The ghetto where you can’t find a SFH under $1 mil.


With a quick Zillow search I see condos under 300k and SFH at 600k. It’s not dc.


You have to focus on zip 20910, which is the most desirable, then look at the houses that actually come up in the search. There's no SFH worth buying under $1 million. And notwithstanding this homeless encampment outside of a single apartment building, downtown SFH a great place to live. Honestly, there are homeless people throughout the DMV, but in places where people own rather than rent, this behavior would not be allowed, and the police would have been called instantly. Good luck trying this in Woodside Park.
Anonymous
Anonymous wrote:
Anonymous wrote:Wait you mean you don’t like living next to the homeless? They should be living elsewhere right? Like next to some poor people and not nice rich people like you …


I’m not rich. I live in one of the old, lower income apartment buildings. We’re a four person family in a two bedroom unit. I don’t want to get hepatitis from diarrhea stained clothing flung under my car or have my daughter sexually assaulted while doing laundry.


You are richer then the homeless people.
Anonymous
OP, this sounds really unsettling. I think you can hold two ideas in your head at the same time - one, having compassion for people in this situation, and two, not wanting to live in/expose your kids to unsanitary and unsafe situations. People act like everyone who objects to homeless people in their neighborhood is a NIMBY monster, but I don’t think that’s fair.
Anonymous
Anonymous wrote:
Wait you mean you don’t like living next to the homeless? They should be living elsewhere right? Like next to some poor people and not nice rich people like you …


Stop pretending you'd like it if crazy people and addicts were camped outside your house.
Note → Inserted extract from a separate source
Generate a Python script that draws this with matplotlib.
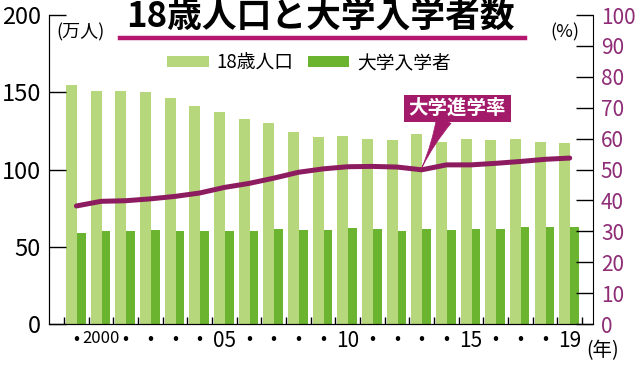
import numpy as np
import matplotlib
matplotlib.use("Agg")
import matplotlib.pyplot as plt
from matplotlib.lines import Line2D

plt.rcParams['font.family'] = ['Noto Sans CJK JP', 'DejaVu Sans']

years = np.arange(1999, 2020)
pop18 = [155, 151, 151, 150, 146, 141, 137, 133, 130, 124, 121,
         122, 120, 119, 123, 118, 120, 119, 120, 118, 117]
entrants = [59.0, 59.9, 60.3, 60.9, 60.4, 59.9, 60.4, 60.3, 61.4, 60.7, 60.9,
            61.9, 61.3, 60.5, 61.4, 60.9, 61.8, 61.8, 62.9, 62.8, 63.1]
rate = [38.2, 39.7, 39.9, 40.5, 41.3, 42.4, 44.2, 45.5, 47.2, 49.1, 50.2,
        50.9, 51.0, 50.8, 49.9, 51.5, 51.5, 52.0, 52.6, 53.3, 53.7]
xlabels = ['•', '2000', '•', '•', '•', '•', '05', '•', '•', '•', '•', '10',
           '•', '•', '•', '•', '15', '•', '•', '•', '19']

light = '#b7d77c'
dark = '#6ab42f'
magenta = '#8c1c5f'
purple = '#8e2c76'
boxcol = '#a31a6b'

fig = plt.figure(figsize=(6.4, 3.65), dpi=100)
ax = fig.add_axes([0.077, 0.1123, 0.849, 0.8466])

ax.bar(years - 0.2, pop18, width=0.44, color=light, label='18歳人口')
ax.bar(years + 0.2, entrants, width=0.34, color=dark, label='大学入学者')

ax.set_xlim(1997.9, 2019.93)
ax.set_ylim(0, 200)
ax.set_yticks([0, 50, 100, 150, 200])
ax.tick_params(axis='y', direction='in', length=12, width=1, labelsize=17, pad=6)
ax.set_xticks(years)
ax.set_xticklabels(xlabels)
ax.tick_params(axis='x', which='major', length=0, labelsize=15, pad=4)
ax.set_xticks(np.arange(1998.5, 2020, 1), minor=True)
ax.tick_params(axis='x', which='minor', direction='in', length=5, width=1)
for lab in ax.get_xticklabels():
    if lab.get_text() == '•':
        lab.set_fontsize(13)
    elif lab.get_text() == '2000':
        lab.set_fontsize(12)
ax.spines['top'].set_visible(False)
ax.spines['right'].set_visible(False)

ax2 = ax.twinx()
ax2.plot(years, rate, color=magenta, lw=3.6, solid_capstyle='round')
ax2.set_ylim(0, 100)
ax2.set_yticks(np.arange(0, 101, 10))
ax2.tick_params(axis='y', direction='in', length=12, width=1, labelsize=15,
                pad=6, labelcolor=purple)
ax2.spines['top'].set_visible(False)

# callout pointer + box
ax2.annotate('', xy=(2013, 50.5), xytext=(2013.9, 66),
             arrowprops=dict(arrowstyle='wedge,tail_width=0.8,shrink_factor=0.3',
                             fc=boxcol, ec=boxcol, lw=0.5, shrinkA=0, shrinkB=0,
                             mutation_scale=14))
ax2.text(2014.45, 69.7, '大学進学率', ha='center', va='center', fontsize=14,
         fontweight='bold', color='white',
         bbox=dict(boxstyle='square,pad=0.22', fc=boxcol, ec='none'))

ax.legend(loc='center', bbox_to_anchor=(0.478, 0.845), ncol=2, frameon=False,
          fontsize=13.5, handlelength=2.2, handleheight=0.55, columnspacing=0.8,
          handletextpad=0.4)

fig.text(0.5, 0.952, '18歳人口と大学入学者数', ha='center', va='center',
         fontsize=25, fontweight='bold')
fig.add_artist(Line2D([0.1875, 0.82], [0.897, 0.897], color='#b5176f', lw=3.2))
fig.text(0.125, 0.912, '(万人)', ha='center', va='center', fontsize=13)
fig.text(0.883, 0.912, '(%)', ha='center', va='center', fontsize=13)
fig.text(0.941, 0.04, '(年)', ha='center', va='center', fontsize=14)

fig.savefig('out.png', dpi=100)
Yes, they should live elsewhere. Specifically,

1. For the insane - involuntary commitment to mental hospitals
2. For the addicts - involuntary commitment to drug treatment / rehab centers
3. For the criminals - involuntary commitment to prison


We will be having shanty-towns, tent encampments are just the beginning. Even if we build a bunch of free housing and tiny units for the unhoused the bigger problem is that these people cannot take care of themselves anyway and nobody wants these public housing projects in their area. institutionalizing them would require changing laws and massive expense on building these prison like facilities and hiring people to run them. they have to be built on emptier cheaper blocks of land or in abandoned rural towns. Unhoused don't want to live there, and forcing them to be deported there would cause a massive outrage from the very liberal people who are now complaining about sharing space with degeneracy of addicted and mentally ill and too desperate to care.
Anonymous
Anonymous wrote:
Anonymous wrote:
Anonymous wrote:Wait you mean you don’t like living next to the homeless? They should be living elsewhere right? Like next to some poor people and not nice rich people like you …


I’m not rich. I live in one of the old, lower income apartment buildings. We’re a four person family in a two bedroom unit. I don’t want to get hepatitis from diarrhea stained clothing flung under my car or have my daughter sexually assaulted while doing laundry.


You are richer then the homeless people.


And therefore should deal with their degeneracy on daily basis?